Bibliografia: Fonti: F. Guicciardini, Dialogo del reggimento di Firenze (1521-1525), a cura di G.M. Anselmi, C. Varotti, Torino 1994; G. Della Casa, Orazione di Messer Giovanni Della Casa scritta a Carlo V imperadore intorno alla restituzione della città di Piacenza (1548), in Prose di G. Della Casa e altri trattatisti cinquecenteschi del comportamento, a cura di A. Di Benedetto, Torino 1970; G. Botero, Della ragion di Stato, Venezia 1589 (altra edizione citata: Milano 1596); G. Frachetta, L’idea del libro de’ governi di stato e di guerra, Venezia 1592; S. Ammirato, Discorsi sopra Cornelio Tacito, Firenze 1594; T. Boccalini, De’ Ragguagli di Parnaso, Milano 1614.

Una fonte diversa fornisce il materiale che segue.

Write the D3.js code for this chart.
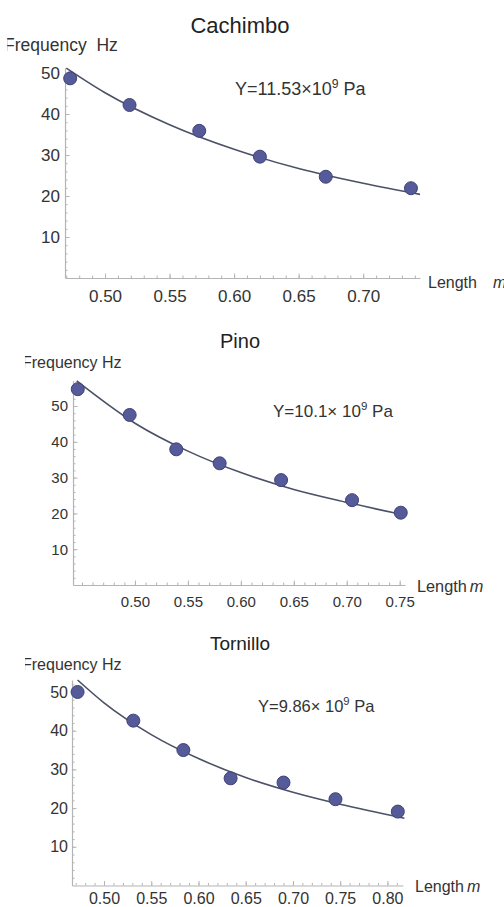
<!DOCTYPE html>
<html>
<head>
<meta charset="utf-8">
<script src="https://cdn.jsdelivr.net/npm/d3@7"></script>
<style>
  html, body { margin: 0; padding: 0; background: #fff; }
  svg { display: block; font-family: "Liberation Sans", Arial, sans-serif; }
</style>
</head>
<body>
<div id="chart"></div>
<script>
// measured points (length in m, frequency in Hz)
const cachimboLength = [0.473, 0.519, 0.573, 0.620, 0.671, 0.737];
const cachimboFreq   = [48.7, 42.2, 35.9, 29.6, 24.7, 21.9];
const pinoLength     = [0.446, 0.495, 0.539, 0.580, 0.638, 0.705, 0.751];
const pinoFreq       = [54.7, 47.5, 37.9, 34.0, 29.3, 23.7, 20.2];
const tornilloLength = [0.472, 0.531, 0.584, 0.634, 0.690, 0.745, 0.811];
const tornilloFreq   = [50.0, 42.6, 35.0, 27.7, 26.6, 22.3, 19.1];

// fitted curves
const cachimboFitLength = [0.470, 0.50, 0.55, 0.60, 0.65, 0.70, 0.744];
const cachimboFitFreq   = [51.2, 45.2, 37.4, 31.4, 26.7, 23.1, 20.4];
const pinoFitLength     = [0.445, 0.50, 0.55, 0.60, 0.65, 0.70, 0.752];
const pinoFitFreq       = [57.0, 45.2, 37.4, 31.4, 26.7, 23.1, 19.7];
const tornilloFitLength = [0.472, 0.50, 0.55, 0.60, 0.65, 0.70, 0.75, 0.818];
const tornilloFitFreq   = [53.1, 47.2, 39.0, 32.8, 27.9, 24.1, 21.0, 17.4];

const cachimboXTicks = [0.50, 0.55, 0.60, 0.65, 0.70];
const pinoXTicks     = [0.50, 0.55, 0.60, 0.65, 0.70, 0.75];
const tornilloXTicks = [0.50, 0.55, 0.60, 0.65, 0.70, 0.75, 0.80];
const yTicks = [10, 20, 30, 40, 50];

const titles = ["Cachimbo", "Pino", "Tornillo"];
const moduli = ["11.53", "10.1", "9.86"];

const width = 504, height = 907;

// per-panel placement
const panels = [
  { len: cachimboLength, freq: cachimboFreq, fitLen: cachimboFitLength, fitFreq: cachimboFitFreq, xTicks: cachimboXTicks,
    xDomain: [0.469, 0.744], xRange: [65, 420], yDomain: [0, 51.3], yRange: [278, 67.7],
    titleY: 33, titleSize: 22, tickSize: 17, xPad: 12, yPad: 5,
    ylab: { x: 4, y: 51, clip: 7.2, size: 17.5, text: "Frequency\u00a0\u00a0Hz" },
    ann: { x: 235, y: 95, size: 18, sep: "\u00d7" },
    xlab: { x: 428, y: 288, size: 16, gap: 16 } },
  { len: pinoLength, freq: pinoFreq, fitLen: pinoFitLength, fitFreq: pinoFitFreq, xTicks: pinoXTicks,
    xDomain: [0.4415, 0.755], xRange: [73, 405], yDomain: [0, 57.1], yRange: [585, 380.6],
    titleY: 348, titleSize: 20, tickSize: 15, xPad: 11, yPad: 5,
    ylab: { x: 22, y: 368, clip: 25, size: 16, text: "Frequency Hz" },
    ann: { x: 273, y: 417, size: 17, sep: "\u00d7 " },
    xlab: { x: 417, y: 592, size: 16.3, gap: 3 } },
  { len: tornilloLength, freq: tornilloFreq, fitLen: tornilloFitLength, fitFreq: tornilloFitFreq, xTicks: tornilloXTicks,
    xDomain: [0.4661, 0.8165], xRange: [72, 403], yDomain: [0, 53.1], yRange: [885.5, 680],
    titleY: 650, titleSize: 19, tickSize: 16, xPad: 7.5, yPad: 4,
    ylab: { x: 22, y: 670, clip: 25, size: 16, text: "Frequency Hz" },
    ann: { x: 258, y: 712, size: 16.5, sep: "\u00d7 " },
    xlab: { x: 415, y: 892, size: 16, gap: 3 } }
];

const svg = d3.select("#chart").append("svg")
  .attr("width", width)
  .attr("height", height);

const axisColor = "#b4b4b4";

panels.forEach((p, i) => {
  const x = d3.scaleLinear().domain(p.xDomain).range(p.xRange);
  const y = d3.scaleLinear().domain(p.yDomain).range(p.yRange);
  const g = svg.append("g");

  // minor ticks first
  const xMinor = d3.range(Math.ceil(p.xDomain[0] * 100), Math.floor(p.xDomain[1] * 100) + 1).map(d => d / 100);
  const yMinor = d3.range(2, p.yDomain[1], 2);
  g.append("g").attr("transform", `translate(0,${p.yRange[0]})`)
    .call(d3.axisBottom(x).tickValues(xMinor).tickSizeInner(-2.5).tickSizeOuter(0).tickFormat(""))
    .call(a => a.select(".domain").remove())
    .call(a => a.selectAll("line").attr("stroke", axisColor));
  g.append("g").attr("transform", `translate(${p.xRange[0]},0)`)
    .call(d3.axisLeft(y).tickValues(yMinor).tickSizeInner(-2.5).tickSizeOuter(0).tickFormat(""))
    .call(a => a.select(".domain").remove())
    .call(a => a.selectAll("line").attr("stroke", axisColor));

  // major axes
  const xAxis = g.append("g").attr("transform", `translate(0,${p.yRange[0]})`)
    .call(d3.axisBottom(x).tickValues(p.xTicks).tickFormat(d3.format(".2f"))
      .tickSizeInner(-4.5).tickSizeOuter(0).tickPadding(p.xPad));
  const yAxis = g.append("g").attr("transform", `translate(${p.xRange[0]},0)`)
    .call(d3.axisLeft(y).tickValues(yTicks).tickSizeInner(-4.5).tickSizeOuter(0).tickPadding(p.yPad));
  [xAxis, yAxis].forEach(a => {
    a.select(".domain").attr("stroke", axisColor).attr("stroke-width", 1.2);
    a.selectAll("line").attr("stroke", axisColor);
    a.selectAll("text").attr("fill", "#333").style("font-size", p.tickSize + "px")
      .style("font-family", '"Liberation Sans", Arial, sans-serif');
  });

  // fitted curve
  const fit = p.fitLen.map((l, k) => [l, p.fitFreq[k]]);
  g.append("path")
    .datum(fit)
    .attr("fill", "none")
    .attr("stroke", "#4b5166")
    .attr("stroke-width", 1.6)
    .attr("d", d3.line().x(d => x(d[0])).y(d => y(d[1])).curve(d3.curveMonotoneX));

  // measured points
  g.selectAll("circle")
    .data(p.len.map((l, k) => [l, p.freq[k]]))
    .join("circle")
    .attr("cx", d => x(d[0]))
    .attr("cy", d => y(d[1]))
    .attr("r", 6.5)
    .attr("fill", "#555a98")
    .attr("stroke", "#40427a")
    .attr("stroke-width", 1);

  // title
  g.append("text")
    .attr("x", 240).attr("y", p.titleY)
    .attr("text-anchor", "middle")
    .attr("fill", "#222")
    .style("font-size", p.titleSize + "px")
    .text(titles[i]);

  // y label, its F stem is cut off in the source
  const clipId = "ylab-clip-" + i;
  svg.append("clipPath").attr("id", clipId)
    .append("rect").attr("x", p.ylab.clip).attr("y", p.ylab.y - 25).attr("width", 200).attr("height", 40);
  g.append("text")
    .attr("x", p.ylab.x).attr("y", p.ylab.y)
    .attr("clip-path", `url(#${clipId})`)
    .attr("fill", "#333")
    .style("font-size", p.ylab.size + "px")
    .text(p.ylab.text);

  // x label
  const xl = g.append("text")
    .attr("x", p.xlab.x).attr("y", p.xlab.y)
    .attr("fill", "#333")
    .style("font-size", p.xlab.size + "px");
  xl.append("tspan").text("Length");
  xl.append("tspan").attr("dx", p.xlab.gap).style("font-style", "italic").text("m");

  // modulus annotation
  const an = g.append("text")
    .attr("x", p.ann.x).attr("y", p.ann.y)
    .attr("fill", "#333")
    .style("font-size", p.ann.size + "px");
  an.append("tspan").text("Y=" + moduli[i] + p.ann.sep + "10");
  an.append("tspan").attr("dy", -7).style("font-size", (p.ann.size * 0.68) + "px").text("9");
  an.append("tspan").attr("dy", 7).text("\u00a0Pa");
});
</script>
</body>
</html>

Per gli studi critici si vedano: F. Meinecke, Die Idee der Staatsräson in der neueren Geschichte, München-Berlin 1924 (trad. it. Firenze 1977); F. Chabod, Del Principe di Niccolò Machiavelli (1925), in Opere di Federico Chabod, 1° vol., Scritti su Machiavelli, Torino 1964; B. Croce, Elementi di politica, Bari 1925; L. Strauss, Natural right and history, Chicago-London 1953 (trad. it. Venezia 1957); M. Senellart, Machiavélisme et raison d’État, Paris 1989; M. Stolleis, Staat und Staatsräson in der frühen Neuzeit. Studien zur Geschichte des öffentlichen Rechts, Frankfurt a.M. 1990 (trad. it. Bologna 1998); Botero e la ‘Ragion di Stato’, Atti del Convegno in memoria di Luigi Firpo, Torino 8-10 marzo 1990, a cura di A.E. Baldini, Firenze 1992; C. Vasoli, Machiavel inventeur de la raison d’État?, in Raison et déraison d’État, éd. Y.-C. Zarka, Paris 1994, pp. 43-66; R. Descendre, Giovanni Botero et la langue machiavélienne de la politique et de la guerre, in Langues et écrituresde la République et de la guerre. Études sur Machiavel, a cura di A. Fontana, J.-L. Fournel, X. Tabet, J.-C. Zancarini, Genova 2004, pp. 419-45; R. Descendre, Le ‘cose di stato’: sémantique de l’État et relations internationales chez Machiavel, «Il pensiero politico», 2008, 41, 1, pp. 3-18.